New York Times has an article about search engines that allow people to rate, review or even edit search results. Even if the major search engines take into account the links from sites and use them as votes, these social search engines use explicit user voting.
"A growing number of entrepreneurs are placing their bets, however, on a hybrid system that puts humans back into the search equation. They are grouped under a newly coined rubric, social search, and it is becoming a crowded field. Newcomers like Squidoo, Sproose and NosyJoe offer search results based on submissions or votes by users. Bessed also relies on users to suggest the best Web pages for a topic, but then has editors refine them."
The article also mentions Mahalo, a search engine hand-built by editors. "Mahalo is the world's first human-powered search engine powered by an enthusiastic and energetic group of Guides. Our Guides spend their days searching, filtering out spam, and hand-crafting the best search results possible," explains their FAQ. The site shows results mostly for popular queries like Paris Hilton or Google and their goal is to hand-write the most popular 10,000 search terms, although it's unclear who defines that list. Even if their links are very good and well organized, it's hard to beat Wikipedia's pages, which are much more content-rich and extremely up-to-date, at least for popular topics.

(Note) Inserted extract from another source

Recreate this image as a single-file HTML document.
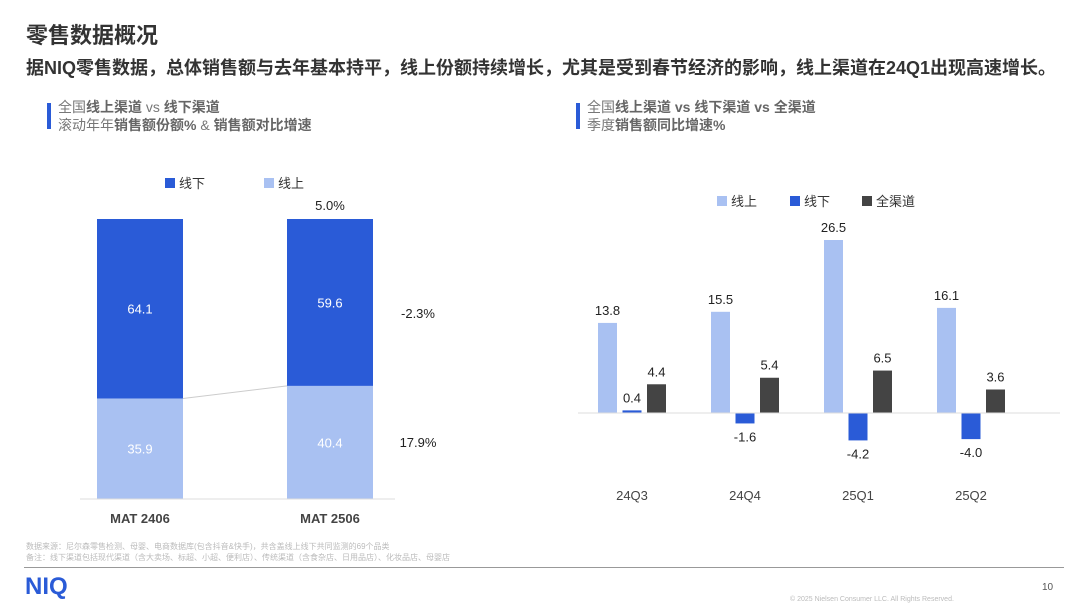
<!DOCTYPE html>
<html><head><meta charset="utf-8"><style>
body{margin:0;width:1080px;height:608px;background:#fff;font-family:"Liberation Sans","Noto Sans CJK SC",sans-serif;position:relative;overflow:hidden;color:#222}
.a{position:absolute;white-space:nowrap}
</style></head><body>
<div class="a" style="left:26px;top:18px;font-size:22px;font-weight:bold;color:#333">零售数据概况</div>
<div class="a" style="left:26px;top:54px;font-size:18px;font-weight:bold;color:#333">据NIQ零售数据，总体销售额与去年基本持平，线上份额持续增长，尤其是受到春节经济的影响，线上渠道在24Q1出现高速增长。</div>
<div class="a" style="left:47px;top:103px;width:4px;height:26px;background:#2a5bd7"></div>
<div class="a" style="left:58px;top:98px;font-size:14px;line-height:18px;color:#777">全国<b style="color:#666">线上渠道</b> vs <b style="color:#666">线下渠道</b><br>滚动年年<b style="color:#666">销售额份额%</b> &amp; <b style="color:#666">销售额对比增速</b></div>
<div class="a" style="left:576px;top:103px;width:4px;height:26px;background:#2a5bd7"></div>
<div class="a" style="left:587px;top:98px;font-size:14px;line-height:18px;color:#777">全国<b style="color:#666">线上渠道 vs 线下渠道 vs 全渠道</b><br>季度<b style="color:#666">销售额同比增速%</b></div>
<svg id="c" width="1080" height="608" style="position:absolute;left:0;top:0" font-family="Liberation Sans, Noto Sans CJK SC, sans-serif"></svg>
<div class="a" style="left:26px;top:541px;font-size:8px;line-height:11px;color:#bbb">数据来源：尼尔森零售检测、母婴、电商数据库(包含抖音&amp;快手)，共含盖线上线下共同监测的69个品类<br>备注：线下渠道包括现代渠道（含大卖场、标超、小超、便利店）、传统渠道（含食杂店、日用品店）、化妆品店、母婴店</div>
<div class="a" style="left:24px;top:567px;width:1040px;height:1px;background:#999"></div>
<div class="a" style="left:25px;top:573px;font-size:24px;font-weight:bold;color:#2a5bd7">NIQ</div>
<div class="a" style="left:1042px;top:582px;font-size:10px;color:#555">10</div>
<div class="a" style="left:790px;top:596px;font-size:7px;color:#bbb">© 2025 Nielsen Consumer LLC. All Rights Reserved.</div>
<script>
const periods=["MAT 2406","MAT 2506"];
const offlineShare=[64.1,59.6];
const onlineShare=[35.9,40.4];
const growthLabels=["5.0%","-2.3%","17.9%"];
const quarters=["24Q3","24Q4","25Q1","25Q2"];
const onlineGrowth=[13.8,15.5,26.5,16.1];
const offlineGrowth=[0.4,-1.6,-4.2,-4.0];
const totalGrowth=[4.4,5.4,6.5,3.6];
const svg=document.getElementById('c');const NS='http://www.w3.org/2000/svg';
function mk(t,a,txt){const e=document.createElementNS(NS,t);for(const k in a)e.setAttribute(k,a[k]);if(txt!=null)e.textContent=txt;svg.appendChild(e);return e;}
const lTop=219,lBot=499,lx=[97,287],lw=86;
const ly=v=>lBot-(v/100)*(lBot-lTop);
let e;
e=mk('rect',{x:165,y:178,width:10,height:10,fill:'#2a5bd7'});


e=mk('text',{x:179,y:188,'font-size':13,fill:'#333'},'线下');


e=mk('rect',{x:264,y:178,width:10,height:10,fill:'#a9c1f2'});


e=mk('text',{x:278,y:188,'font-size':13,fill:'#333'},'线上');


periods.forEach((p,i)=>{
 const x=lx[i],b=ly(onlineShare[i]),t=ly(onlineShare[i]+offlineShare[i]);
 e=mk('rect',{x:x,y:b,width:lw,height:lBot-b,fill:'#a9c1f2'});
 
 
 e=mk('rect',{x:x,y:t,width:lw,height:b-t,fill:'#2a5bd7'});
 
 
 e=mk('text',{x:x+lw/2,y:(b+lBot)/2+5,'font-size':13,fill:'#fff','text-anchor':'middle'},onlineShare[i].toFixed(1));
 
 
 e=mk('text',{x:x+lw/2,y:(t+b)/2+5,'font-size':13,fill:'#fff','text-anchor':'middle'},offlineShare[i].toFixed(1));
 
 
 e=mk('text',{x:x+lw/2,y:523,'font-size':13,fill:'#444','font-weight':'bold','text-anchor':'middle'},p);
 
 
});
e=mk('line',{x1:lx[0]+lw,y1:ly(onlineShare[0]),x2:lx[1],y2:ly(onlineShare[1]),stroke:'#ccc','stroke-width':1});


e=mk('line',{x1:80,y1:lBot,x2:395,y2:lBot,stroke:'#ddd'});


[[330,210],[418,318],[418,447]].forEach((p,i)=>{
 e=mk('text',{x:p[0],y:p[1],'font-size':13,fill:'#222','text-anchor':'middle'},growthLabels[i]);
 
 
});
const base=413,sc=173/26.5,gx=[598,711,824,937],bw=19;
const ry=v=>base-v*sc;
const leg=[['线上','#a9c1f2',717],['线下','#2a5bd7',790],['全渠道','#444',862]];
leg.forEach((l,i)=>{
 e=mk('rect',{x:l[2],y:196,width:10,height:10,fill:l[1]});
 
 
 e=mk('text',{x:l[2]+14,y:206,'font-size':13,fill:'#333'},l[0]);
 
 
});
const series=[onlineGrowth,offlineGrowth,totalGrowth],cols=['#a9c1f2','#2a5bd7','#444'];
quarters.forEach((q,i)=>{
 series.forEach((s,j)=>{
  const v=s[i],x=gx[i]+j*24.5,y0=Math.min(ry(v),base),h=Math.abs(ry(v)-base);
  e=mk('rect',{x:x,y:y0,width:bw,height:h,fill:cols[j]});
  
  
  const ty=v>=0?ry(v)-8:ry(v)+18;
  e=mk('text',{x:x+bw/2,y:ty,'font-size':13,fill:'#222','text-anchor':'middle'},v.toFixed(1));
  
  
 });
 e=mk('text',{x:gx[i]+34,y:500,'font-size':13,fill:'#444','text-anchor':'middle'},q);
 
 
});
e=mk('line',{x1:578,y1:base,x2:1060,y2:base,stroke:'#ddd'});


</script>
</body></html>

In fact, Jimmy Wales, the founder of Wikipedia, plans to launch a search engine that allows people to edit the results. What's more, Mr. Wales says the search engine will be open source. "Essentially, if you consider one of the basic tasks of a search engine, it is to make a decision: 'this page is good, this page sucks'. Computers are notoriously bad at making such judgments, so algorithmic search has to go about it in a roundabout way. But we have a really great method for doing that ourselves. We just look at the page. It usually only takes a second to figure out if the page is good, so the key here is building a community of trust that can do that."
Google tried to add explicit feedback using Google Toolbar's voting buttons and a link that let you remove pages or entire sites from your search results, but the results weren't that good. In a recent talk, Peter Norvig said that people mostly used the voting buttons to express negative opinions about pages.
For the moment, the only ways to tell Google you don't think a page is relevant to the query is to click on "Dissatisfied? Help us improve" at the bottom of the page or to simply ignore the page (by clicking on the second search result first, Google records that the first results wasn't relevant to you).
Yahoo also experimented with social features added next to the search results, but they were removed. Maybe a Digg approach to search introduces more bias and makes it easier to promote spam pages. After all, people are less predictable than algorithms and more difficult to control.